● Instructions for the task: Starting from the top of the material, restate each line exactly until the line that contains "(cafB) at (1233.6,90.7)", which is also copied. Pictures are excluded.

------------------------------------------------

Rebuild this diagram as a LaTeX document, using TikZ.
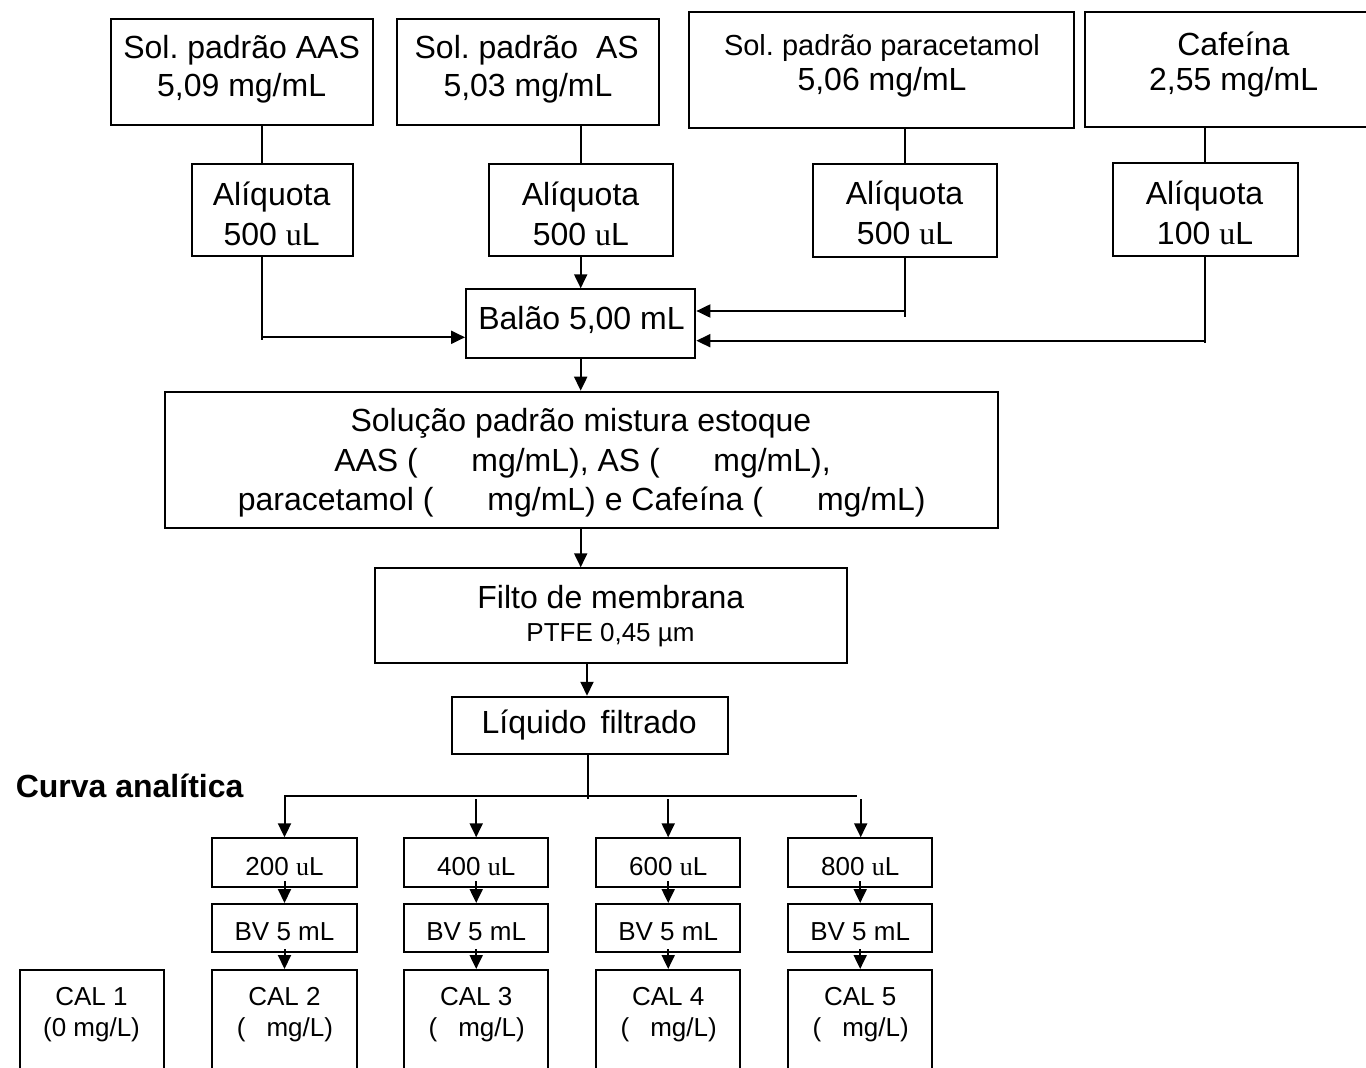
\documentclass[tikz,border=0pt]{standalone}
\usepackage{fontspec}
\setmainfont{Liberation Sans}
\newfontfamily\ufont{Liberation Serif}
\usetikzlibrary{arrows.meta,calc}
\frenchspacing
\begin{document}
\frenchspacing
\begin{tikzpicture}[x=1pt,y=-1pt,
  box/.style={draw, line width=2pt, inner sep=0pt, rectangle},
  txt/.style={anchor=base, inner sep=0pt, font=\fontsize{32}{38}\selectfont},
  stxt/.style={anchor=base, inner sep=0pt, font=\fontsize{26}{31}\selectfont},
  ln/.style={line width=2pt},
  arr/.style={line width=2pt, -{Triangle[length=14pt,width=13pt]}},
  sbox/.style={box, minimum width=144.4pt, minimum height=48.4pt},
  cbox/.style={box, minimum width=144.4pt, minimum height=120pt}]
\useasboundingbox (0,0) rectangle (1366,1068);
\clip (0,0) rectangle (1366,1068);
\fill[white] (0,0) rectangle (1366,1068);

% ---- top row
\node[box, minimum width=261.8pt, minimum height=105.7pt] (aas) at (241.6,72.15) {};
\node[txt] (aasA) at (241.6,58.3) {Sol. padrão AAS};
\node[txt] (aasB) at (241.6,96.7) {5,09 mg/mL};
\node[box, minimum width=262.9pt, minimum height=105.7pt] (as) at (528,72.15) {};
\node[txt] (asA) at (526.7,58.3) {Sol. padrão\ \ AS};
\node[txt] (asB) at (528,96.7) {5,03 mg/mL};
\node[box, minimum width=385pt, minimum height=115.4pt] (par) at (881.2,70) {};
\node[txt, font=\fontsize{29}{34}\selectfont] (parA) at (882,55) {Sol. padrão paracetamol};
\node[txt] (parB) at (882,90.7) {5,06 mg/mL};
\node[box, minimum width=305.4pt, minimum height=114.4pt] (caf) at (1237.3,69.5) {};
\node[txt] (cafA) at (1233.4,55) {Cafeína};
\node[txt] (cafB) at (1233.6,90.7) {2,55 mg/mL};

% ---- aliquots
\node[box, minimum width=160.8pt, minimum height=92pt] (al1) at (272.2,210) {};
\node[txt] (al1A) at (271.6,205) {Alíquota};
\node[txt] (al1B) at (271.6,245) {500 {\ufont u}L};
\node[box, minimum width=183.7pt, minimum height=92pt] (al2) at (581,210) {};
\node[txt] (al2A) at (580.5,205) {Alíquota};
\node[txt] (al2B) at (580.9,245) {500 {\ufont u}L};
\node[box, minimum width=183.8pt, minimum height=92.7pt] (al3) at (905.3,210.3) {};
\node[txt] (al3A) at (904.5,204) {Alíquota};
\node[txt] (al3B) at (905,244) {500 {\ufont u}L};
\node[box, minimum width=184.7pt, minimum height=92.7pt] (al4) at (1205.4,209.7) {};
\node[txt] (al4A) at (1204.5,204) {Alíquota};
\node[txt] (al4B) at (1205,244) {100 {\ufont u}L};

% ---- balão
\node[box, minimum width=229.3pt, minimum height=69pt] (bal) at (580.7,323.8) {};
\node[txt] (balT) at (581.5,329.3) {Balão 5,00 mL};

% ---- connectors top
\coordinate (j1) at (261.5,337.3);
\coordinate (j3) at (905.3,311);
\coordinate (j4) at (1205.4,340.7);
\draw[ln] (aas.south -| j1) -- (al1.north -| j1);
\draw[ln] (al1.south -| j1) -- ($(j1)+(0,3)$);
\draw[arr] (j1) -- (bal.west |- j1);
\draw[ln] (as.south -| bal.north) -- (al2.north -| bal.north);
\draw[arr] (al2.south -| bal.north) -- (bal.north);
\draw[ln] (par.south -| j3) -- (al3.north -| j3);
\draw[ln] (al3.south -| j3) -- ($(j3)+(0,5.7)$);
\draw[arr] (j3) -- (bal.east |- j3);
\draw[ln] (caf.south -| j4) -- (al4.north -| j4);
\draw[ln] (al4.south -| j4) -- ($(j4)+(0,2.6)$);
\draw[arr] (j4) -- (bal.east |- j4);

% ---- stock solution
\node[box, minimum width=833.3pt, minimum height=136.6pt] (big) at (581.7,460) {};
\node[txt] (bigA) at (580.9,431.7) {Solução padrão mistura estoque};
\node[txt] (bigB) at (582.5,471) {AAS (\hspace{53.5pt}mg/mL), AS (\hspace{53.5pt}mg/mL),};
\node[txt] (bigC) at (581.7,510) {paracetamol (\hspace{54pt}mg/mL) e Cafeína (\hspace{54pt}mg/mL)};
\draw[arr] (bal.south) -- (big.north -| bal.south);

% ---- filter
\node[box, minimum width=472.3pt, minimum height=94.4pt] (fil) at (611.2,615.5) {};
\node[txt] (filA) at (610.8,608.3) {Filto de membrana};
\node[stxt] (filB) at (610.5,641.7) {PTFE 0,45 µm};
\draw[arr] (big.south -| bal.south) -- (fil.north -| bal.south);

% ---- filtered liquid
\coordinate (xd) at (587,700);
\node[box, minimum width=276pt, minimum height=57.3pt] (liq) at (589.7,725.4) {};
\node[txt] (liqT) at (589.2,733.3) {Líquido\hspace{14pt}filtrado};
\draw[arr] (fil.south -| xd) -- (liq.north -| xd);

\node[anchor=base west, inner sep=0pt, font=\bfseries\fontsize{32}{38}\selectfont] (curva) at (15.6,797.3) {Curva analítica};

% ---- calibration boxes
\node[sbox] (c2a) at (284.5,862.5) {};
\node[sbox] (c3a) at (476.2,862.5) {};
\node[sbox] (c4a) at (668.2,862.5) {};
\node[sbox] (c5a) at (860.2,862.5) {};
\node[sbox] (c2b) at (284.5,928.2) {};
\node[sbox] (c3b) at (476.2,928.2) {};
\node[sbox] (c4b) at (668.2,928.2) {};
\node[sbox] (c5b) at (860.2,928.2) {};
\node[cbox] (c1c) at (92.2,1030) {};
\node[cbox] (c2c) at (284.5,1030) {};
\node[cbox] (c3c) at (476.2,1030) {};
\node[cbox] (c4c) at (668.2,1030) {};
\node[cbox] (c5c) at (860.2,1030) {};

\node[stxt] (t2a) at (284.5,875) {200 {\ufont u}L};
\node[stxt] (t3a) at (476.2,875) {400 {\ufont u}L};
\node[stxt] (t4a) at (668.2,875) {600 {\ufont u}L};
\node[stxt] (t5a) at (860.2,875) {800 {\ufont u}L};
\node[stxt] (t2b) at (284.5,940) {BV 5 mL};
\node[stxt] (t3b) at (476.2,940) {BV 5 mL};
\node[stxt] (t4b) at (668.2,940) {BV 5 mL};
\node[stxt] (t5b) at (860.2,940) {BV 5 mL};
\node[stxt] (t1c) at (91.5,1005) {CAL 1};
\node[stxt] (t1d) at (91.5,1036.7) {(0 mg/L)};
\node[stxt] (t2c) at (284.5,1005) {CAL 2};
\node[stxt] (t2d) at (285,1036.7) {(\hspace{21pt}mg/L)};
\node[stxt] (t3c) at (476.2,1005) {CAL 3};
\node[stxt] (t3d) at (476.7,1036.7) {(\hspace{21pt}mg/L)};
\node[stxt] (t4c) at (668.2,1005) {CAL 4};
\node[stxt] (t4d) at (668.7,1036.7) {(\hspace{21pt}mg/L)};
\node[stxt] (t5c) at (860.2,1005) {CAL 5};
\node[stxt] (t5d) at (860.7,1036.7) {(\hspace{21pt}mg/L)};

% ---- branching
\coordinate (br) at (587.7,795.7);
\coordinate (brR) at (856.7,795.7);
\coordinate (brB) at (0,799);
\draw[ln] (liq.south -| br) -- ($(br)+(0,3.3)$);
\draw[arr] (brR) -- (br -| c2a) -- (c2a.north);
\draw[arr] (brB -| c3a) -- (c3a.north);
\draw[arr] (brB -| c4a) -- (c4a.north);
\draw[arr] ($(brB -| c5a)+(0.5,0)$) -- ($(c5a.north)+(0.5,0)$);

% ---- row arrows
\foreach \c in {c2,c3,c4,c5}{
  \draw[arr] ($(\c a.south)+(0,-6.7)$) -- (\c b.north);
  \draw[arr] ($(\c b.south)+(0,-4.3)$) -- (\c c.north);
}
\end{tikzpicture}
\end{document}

------------------------------------------------

● Solution for this problem:
Rebuild this diagram as a LaTeX document, using TikZ.
\documentclass[tikz,border=0pt]{standalone}
\usepackage{fontspec}
\setmainfont{Liberation Sans}
\newfontfamily\ufont{Liberation Serif}
\usetikzlibrary{arrows.meta,calc}
\frenchspacing
\begin{document}
\frenchspacing
\begin{tikzpicture}[x=1pt,y=-1pt,
  box/.style={draw, line width=2pt, inner sep=0pt, rectangle},
  txt/.style={anchor=base, inner sep=0pt, font=\fontsize{32}{38}\selectfont},
  stxt/.style={anchor=base, inner sep=0pt, font=\fontsize{26}{31}\selectfont},
  ln/.style={line width=2pt},
  arr/.style={line width=2pt, -{Triangle[length=14pt,width=13pt]}},
  sbox/.style={box, minimum width=144.4pt, minimum height=48.4pt},
  cbox/.style={box, minimum width=144.4pt, minimum height=120pt}]
\useasboundingbox (0,0) rectangle (1366,1068);
\clip (0,0) rectangle (1366,1068);
\fill[white] (0,0) rectangle (1366,1068);

% ---- top row
\node[box, minimum width=261.8pt, minimum height=105.7pt] (aas) at (241.6,72.15) {};
\node[txt] (aasA) at (241.6,58.3) {Sol. padrão AAS};
\node[txt] (aasB) at (241.6,96.7) {5,09 mg/mL};
\node[box, minimum width=262.9pt, minimum height=105.7pt] (as) at (528,72.15) {};
\node[txt] (asA) at (526.7,58.3) {Sol. padrão\ \ AS};
\node[txt] (asB) at (528,96.7) {5,03 mg/mL};
\node[box, minimum width=385pt, minimum height=115.4pt] (par) at (881.2,70) {};
\node[txt, font=\fontsize{29}{34}\selectfont] (parA) at (882,55) {Sol. padrão paracetamol};
\node[txt] (parB) at (882,90.7) {5,06 mg/mL};
\node[box, minimum width=305.4pt, minimum height=114.4pt] (caf) at (1237.3,69.5) {};
\node[txt] (cafA) at (1233.4,55) {Cafeína};
\node[txt] (cafB) at (1233.6,90.7) {2,55 mg/mL};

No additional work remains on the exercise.